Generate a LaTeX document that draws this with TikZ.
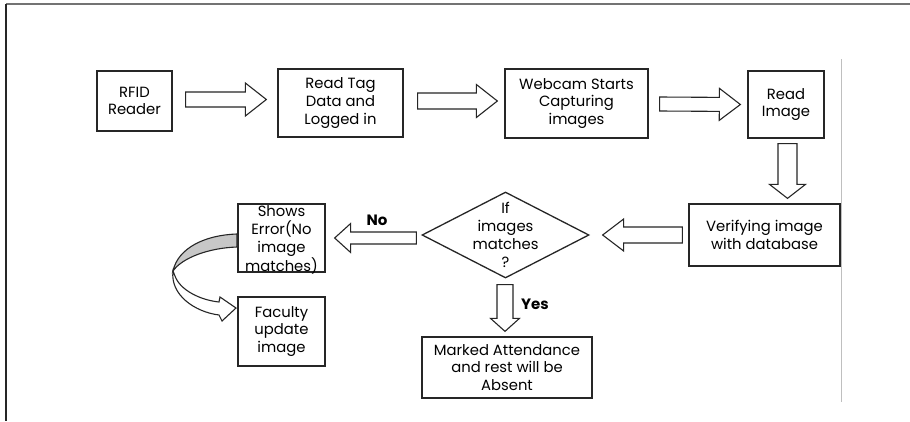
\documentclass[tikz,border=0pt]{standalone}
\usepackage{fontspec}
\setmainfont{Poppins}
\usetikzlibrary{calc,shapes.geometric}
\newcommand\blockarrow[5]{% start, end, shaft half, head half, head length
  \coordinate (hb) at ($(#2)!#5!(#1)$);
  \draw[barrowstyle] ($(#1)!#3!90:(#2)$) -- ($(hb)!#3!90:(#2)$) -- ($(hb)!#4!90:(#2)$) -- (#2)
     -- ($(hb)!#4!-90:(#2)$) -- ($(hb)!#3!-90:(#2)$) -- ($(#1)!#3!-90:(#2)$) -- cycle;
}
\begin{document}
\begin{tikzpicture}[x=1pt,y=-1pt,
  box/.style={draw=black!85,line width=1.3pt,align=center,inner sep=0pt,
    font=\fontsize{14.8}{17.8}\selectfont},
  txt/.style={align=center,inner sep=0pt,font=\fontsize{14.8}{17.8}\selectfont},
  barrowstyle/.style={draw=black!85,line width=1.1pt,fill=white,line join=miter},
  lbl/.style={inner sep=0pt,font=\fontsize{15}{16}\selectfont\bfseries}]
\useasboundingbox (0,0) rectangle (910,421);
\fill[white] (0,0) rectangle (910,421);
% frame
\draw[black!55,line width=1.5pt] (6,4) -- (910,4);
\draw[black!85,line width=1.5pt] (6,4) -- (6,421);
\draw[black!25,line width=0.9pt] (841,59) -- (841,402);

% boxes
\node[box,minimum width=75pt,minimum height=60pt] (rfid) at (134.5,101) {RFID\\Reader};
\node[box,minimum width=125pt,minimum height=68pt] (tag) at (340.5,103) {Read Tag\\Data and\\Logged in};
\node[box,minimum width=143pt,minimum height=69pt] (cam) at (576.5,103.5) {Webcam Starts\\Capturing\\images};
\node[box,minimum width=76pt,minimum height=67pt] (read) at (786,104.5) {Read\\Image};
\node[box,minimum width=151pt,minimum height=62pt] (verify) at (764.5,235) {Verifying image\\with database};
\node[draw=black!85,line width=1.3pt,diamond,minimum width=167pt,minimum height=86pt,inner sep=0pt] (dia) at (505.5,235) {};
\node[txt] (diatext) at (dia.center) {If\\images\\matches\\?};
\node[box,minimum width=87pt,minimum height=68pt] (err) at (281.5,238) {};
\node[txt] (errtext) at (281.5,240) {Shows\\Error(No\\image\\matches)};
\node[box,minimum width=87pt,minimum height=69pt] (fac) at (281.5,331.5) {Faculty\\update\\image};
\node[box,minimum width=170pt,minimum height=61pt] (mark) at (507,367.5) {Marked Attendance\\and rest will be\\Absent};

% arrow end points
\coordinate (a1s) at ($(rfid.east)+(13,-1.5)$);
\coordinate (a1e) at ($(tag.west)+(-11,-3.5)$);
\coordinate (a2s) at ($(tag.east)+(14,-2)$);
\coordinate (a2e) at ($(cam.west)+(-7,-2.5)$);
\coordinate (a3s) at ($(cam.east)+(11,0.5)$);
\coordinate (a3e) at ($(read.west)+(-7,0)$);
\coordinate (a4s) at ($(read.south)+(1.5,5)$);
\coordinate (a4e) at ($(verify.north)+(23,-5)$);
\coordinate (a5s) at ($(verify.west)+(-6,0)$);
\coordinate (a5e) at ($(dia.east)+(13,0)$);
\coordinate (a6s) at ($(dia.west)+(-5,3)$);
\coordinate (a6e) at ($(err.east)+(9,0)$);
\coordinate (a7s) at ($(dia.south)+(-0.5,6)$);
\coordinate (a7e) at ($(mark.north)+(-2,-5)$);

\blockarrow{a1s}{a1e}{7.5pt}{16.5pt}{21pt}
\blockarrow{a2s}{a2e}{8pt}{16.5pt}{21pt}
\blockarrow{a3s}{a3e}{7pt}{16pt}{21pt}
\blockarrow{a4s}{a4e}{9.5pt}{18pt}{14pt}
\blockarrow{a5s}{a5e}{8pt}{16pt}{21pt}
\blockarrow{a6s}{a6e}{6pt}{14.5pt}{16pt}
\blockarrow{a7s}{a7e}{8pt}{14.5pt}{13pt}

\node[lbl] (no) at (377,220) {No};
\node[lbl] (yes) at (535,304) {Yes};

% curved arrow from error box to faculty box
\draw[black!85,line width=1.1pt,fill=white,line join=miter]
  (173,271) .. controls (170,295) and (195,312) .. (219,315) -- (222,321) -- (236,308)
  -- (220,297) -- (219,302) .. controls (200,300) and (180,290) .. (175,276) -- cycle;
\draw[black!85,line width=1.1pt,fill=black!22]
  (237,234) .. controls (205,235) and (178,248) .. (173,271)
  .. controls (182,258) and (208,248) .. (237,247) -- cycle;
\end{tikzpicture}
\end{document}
◇ ◇ ◇ ◇
WHAT TO PRODUCE: Reproduce the whole listing word for word, setting aside any pictures.

EXPECTED OUTPUT:
Generate a LaTeX document that draws this with TikZ.
\documentclass[tikz,border=0pt]{standalone}
\usepackage{fontspec}
\setmainfont{Poppins}
\usetikzlibrary{calc,shapes.geometric}
\newcommand\blockarrow[5]{% start, end, shaft half, head half, head length
  \coordinate (hb) at ($(#2)!#5!(#1)$);
  \draw[barrowstyle] ($(#1)!#3!90:(#2)$) -- ($(hb)!#3!90:(#2)$) -- ($(hb)!#4!90:(#2)$) -- (#2)
     -- ($(hb)!#4!-90:(#2)$) -- ($(hb)!#3!-90:(#2)$) -- ($(#1)!#3!-90:(#2)$) -- cycle;
}
\begin{document}
\begin{tikzpicture}[x=1pt,y=-1pt,
  box/.style={draw=black!85,line width=1.3pt,align=center,inner sep=0pt,
    font=\fontsize{14.8}{17.8}\selectfont},
  txt/.style={align=center,inner sep=0pt,font=\fontsize{14.8}{17.8}\selectfont},
  barrowstyle/.style={draw=black!85,line width=1.1pt,fill=white,line join=miter},
  lbl/.style={inner sep=0pt,font=\fontsize{15}{16}\selectfont\bfseries}]
\useasboundingbox (0,0) rectangle (910,421);
\fill[white] (0,0) rectangle (910,421);
% frame
\draw[black!55,line width=1.5pt] (6,4) -- (910,4);
\draw[black!85,line width=1.5pt] (6,4) -- (6,421);
\draw[black!25,line width=0.9pt] (841,59) -- (841,402);

% boxes
\node[box,minimum width=75pt,minimum height=60pt] (rfid) at (134.5,101) {RFID\\Reader};
\node[box,minimum width=125pt,minimum height=68pt] (tag) at (340.5,103) {Read Tag\\Data and\\Logged in};
\node[box,minimum width=143pt,minimum height=69pt] (cam) at (576.5,103.5) {Webcam Starts\\Capturing\\images};
\node[box,minimum width=76pt,minimum height=67pt] (read) at (786,104.5) {Read\\Image};
\node[box,minimum width=151pt,minimum height=62pt] (verify) at (764.5,235) {Verifying image\\with database};
\node[draw=black!85,line width=1.3pt,diamond,minimum width=167pt,minimum height=86pt,inner sep=0pt] (dia) at (505.5,235) {};
\node[txt] (diatext) at (dia.center) {If\\images\\matches\\?};
\node[box,minimum width=87pt,minimum height=68pt] (err) at (281.5,238) {};
\node[txt] (errtext) at (281.5,240) {Shows\\Error(No\\image\\matches)};
\node[box,minimum width=87pt,minimum height=69pt] (fac) at (281.5,331.5) {Faculty\\update\\image};
\node[box,minimum width=170pt,minimum height=61pt] (mark) at (507,367.5) {Marked Attendance\\and rest will be\\Absent};

% arrow end points
\coordinate (a1s) at ($(rfid.east)+(13,-1.5)$);
\coordinate (a1e) at ($(tag.west)+(-11,-3.5)$);
\coordinate (a2s) at ($(tag.east)+(14,-2)$);
\coordinate (a2e) at ($(cam.west)+(-7,-2.5)$);
\coordinate (a3s) at ($(cam.east)+(11,0.5)$);
\coordinate (a3e) at ($(read.west)+(-7,0)$);
\coordinate (a4s) at ($(read.south)+(1.5,5)$);
\coordinate (a4e) at ($(verify.north)+(23,-5)$);
\coordinate (a5s) at ($(verify.west)+(-6,0)$);
\coordinate (a5e) at ($(dia.east)+(13,0)$);
\coordinate (a6s) at ($(dia.west)+(-5,3)$);
\coordinate (a6e) at ($(err.east)+(9,0)$);
\coordinate (a7s) at ($(dia.south)+(-0.5,6)$);
\coordinate (a7e) at ($(mark.north)+(-2,-5)$);

\blockarrow{a1s}{a1e}{7.5pt}{16.5pt}{21pt}
\blockarrow{a2s}{a2e}{8pt}{16.5pt}{21pt}
\blockarrow{a3s}{a3e}{7pt}{16pt}{21pt}
\blockarrow{a4s}{a4e}{9.5pt}{18pt}{14pt}
\blockarrow{a5s}{a5e}{8pt}{16pt}{21pt}
\blockarrow{a6s}{a6e}{6pt}{14.5pt}{16pt}
\blockarrow{a7s}{a7e}{8pt}{14.5pt}{13pt}

\node[lbl] (no) at (377,220) {No};
\node[lbl] (yes) at (535,304) {Yes};

% curved arrow from error box to faculty box
\draw[black!85,line width=1.1pt,fill=white,line join=miter]
  (173,271) .. controls (170,295) and (195,312) .. (219,315) -- (222,321) -- (236,308)
  -- (220,297) -- (219,302) .. controls (200,300) and (180,290) .. (175,276) -- cycle;
\draw[black!85,line width=1.1pt,fill=black!22]
  (237,234) .. controls (205,235) and (178,248) .. (173,271)
  .. controls (182,258) and (208,248) .. (237,247) -- cycle;
\end{tikzpicture}
\end{document}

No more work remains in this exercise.